By PETER JAMES SPIELMANN
UNITED NATIONS — The United Nations said Wednesday it has received assurances from the U.S. government that U.N. communications networks “are not and will not be monitored” by American intelligence agencies.
But chief U.N. spokesman Martin Nesirky would not comment on whether the world body had been monitored in the past, as reported recently by the German magazine Der Spiegel.
Nesirky said the United Nations had been in contact with Washington about the reports that surfaced two months ago and has received a U.S. guarantee of no current or future eavesdropping.
“Back in August when these reports first surfaced, we said we would be in touch with the relevant authorities,” he said. “And I can tell you that we were indeed in touch with the U.S. authorities. I understand that the U.S. authorities have given assurance that the United Nations communications are not, and will not be monitored.”
He would not elaborate on whether spying had taken place and declined to answer related questions.

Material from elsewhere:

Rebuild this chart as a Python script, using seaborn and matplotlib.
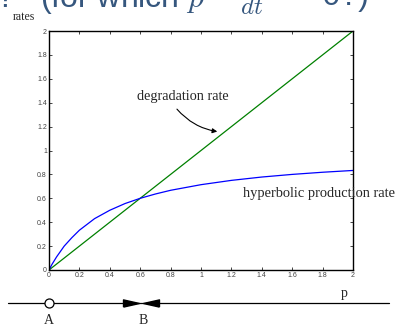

For emphasis, Nesirky then held up a piece of paper that said: “No comment.”
A U.S. official told The Associated Press that “The United States is not conducting electronic surveillance targeting the United Nations headquarters in New York.” The official, who was not authorized to be named, spoke on condition of anonymity.
It was not clear from the remarks by Nesirky and the U.S. official whether foreign U.N. missions in New York could be monitored by U.S. intelligence agencies.
On Tuesday, the U.S. National Security Council spokesperson, Caitlin Hayden, commenting on a variety of reports including whether the United States had monitored allied foreign leaders including German Chancellor Angela Merkel, declined to comment on specific cases.
“We are undertaking a review of our activities around the world, with a special emphasis on: examining whether we have the appropriate posture when it comes to heads of state; how we coordinate with our closest allies and partners; and what further guiding principles or constraints might be appropriate for our efforts.”
Der Spiegel reported in August that documents it obtained from U.S. leaker Edward Snowden show the National Security Agency secretly monitored the U.N.’s internal video conferencing system by decrypting it last year.
Der Spiegel quoted an NSA document as saying that within three weeks, the number of decoded communications had increased from 12 to 458. Der Spiegel also reported that the NSA installed bugs in the European Union’s office building in Washington and infiltrated the EU’s computer network.
The United Nations lodged objections. U.N. spokesman Farhan Haq said in August that international treaties protect U.N. offices and all diplomatic missions from interference, spying and eavesdropping.
“The inviolability of diplomatic missions, including the United Nations, has been well-established in international law, and therefore all states are expected to act accordingly,” Nesirky said Wednesday.
The 1961 Vienna Convention regulates diplomatic issues and status among nations and international organizations. Among other things, it says a host country cannot search diplomatic premises or seize its documents or property. It also says the host government must permit and protect free communication between the diplomats of the mission and their home country.
However, wiretapping and eavesdropping have been used for decades, most dramatically between the United States and the Soviet Union during the Cold War.